I’ve been a full-time musician for 2 years now (almost exactly 2 years).  I have really enjoyed learning about performing and growing a fan base and working on projects with other musicians.  But to be honest, I take myself way too seriously.  I’m working hard, but I can easily lose sight of the forest through the trees.  I love writing music.  I love singing.  I love sharing it with people.  And if that’s all this job was, I’d be the happiest person on earth.  But that’s not how this business goes anymore.  At least not for those of us on the ground.

It’s the booking, promoting, emailing, researching, social media-ing, scheduling and networking going on behind the scenes.  By the time I get to the show and up on that stage, my energy is spent.  I don’t want this to come across like I’m just complaining all the time.  I love what I do.  And I appreciate the opportunity to do it.  It’s just these tasks are the ones that drain my energy.  Writing and singing- those things give me energy.

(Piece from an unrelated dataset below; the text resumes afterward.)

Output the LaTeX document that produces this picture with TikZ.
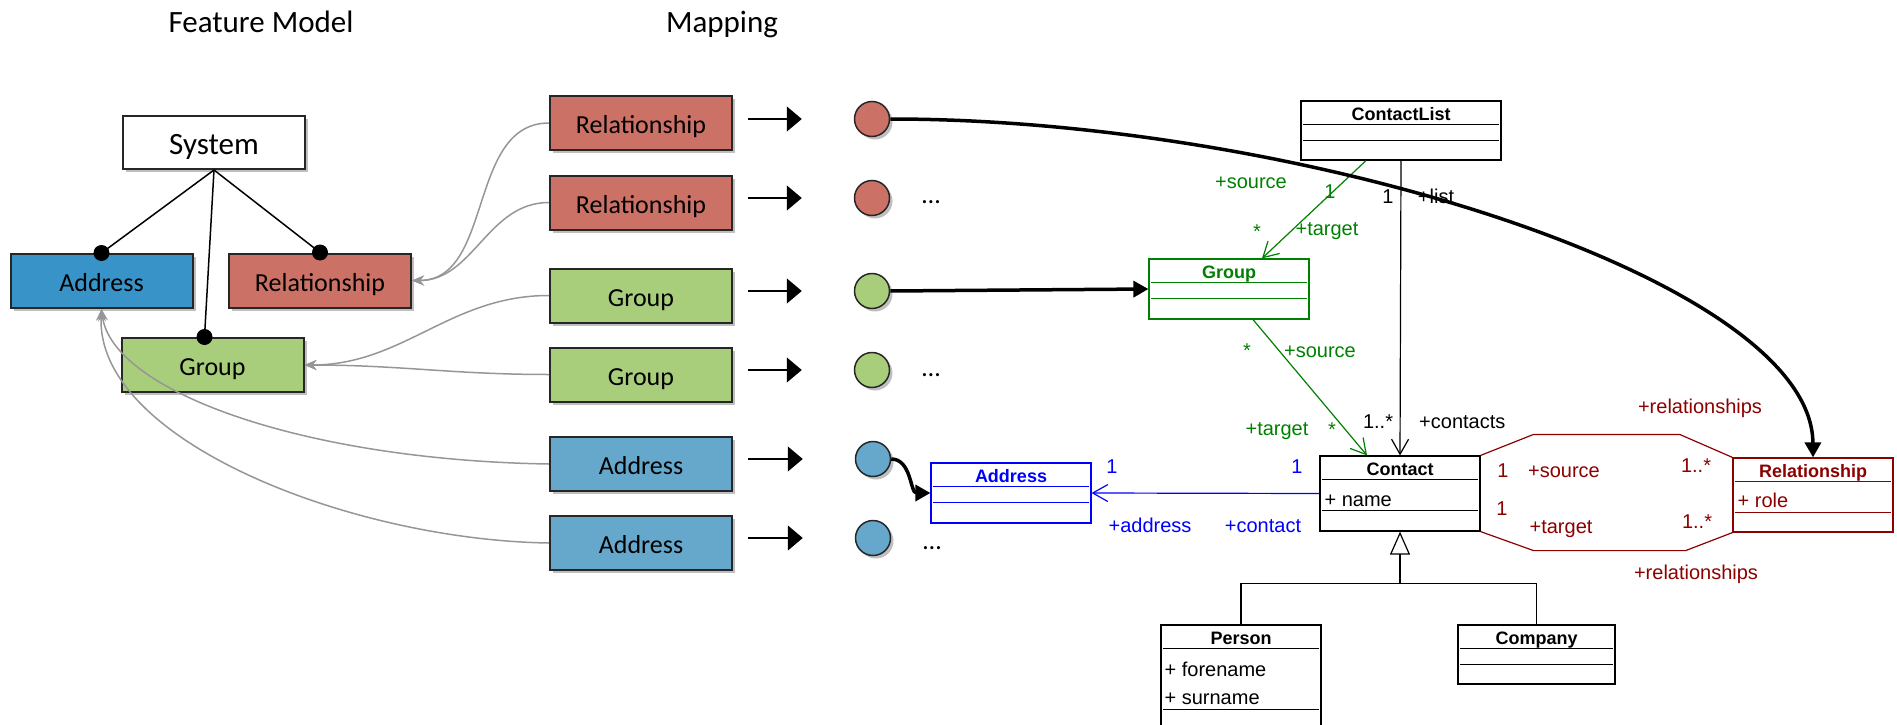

The real eye opener was when I thought back to the season in my life when I most enjoyed music.  There have been many experiences in music I have enjoyed throughout College and in my last 2 years as a full time musician, but I’m talking about being really excited about what I’m doing.

It was when I was 15 years old.  I had no training as a songwriter, no voice lessons (only choir, the natural desire to sing, and hours of singing for fun), no clue how the music industry functioned.  I performed with my sister, we were known as Kelsey & Aubree.  We toured around the country (mostly Michigan since we were still in high school) with our manager, Ron Moore.  I was writing so much that by the time we recorded and released our first album, Aubree and I had already written enough songs to fill another album.  I didn’t understand anything about form or structure, or “rules” in writing songs.  I was just going off of sheer intuition.  I had big dreams.  And I wasn’t afraid of them.

As I grew and matured as a songwriter, I took that foundation for granted.  I was ashamed of that music for a while because it was not as good as the music I had learned to write.  I learned all the things I had been doing “wrong” as a writer, and I thought that meant that this experience was something not to be proud of.

Now I’m 27 (in a week) years old, and I’m looking back on that girl with big dreams, some of which have come true, and I’m dreaming of being more like her.  Just writing whatever my little brain can think up and let it be a chaotic, unedited, raggedy masterpiece.

Tell me how you keep from taking yourself too seriously, and I’ll try out your suggestions.  What do you do for fun? I’ll keep you posted.  I could really use your help.  We need to stick together.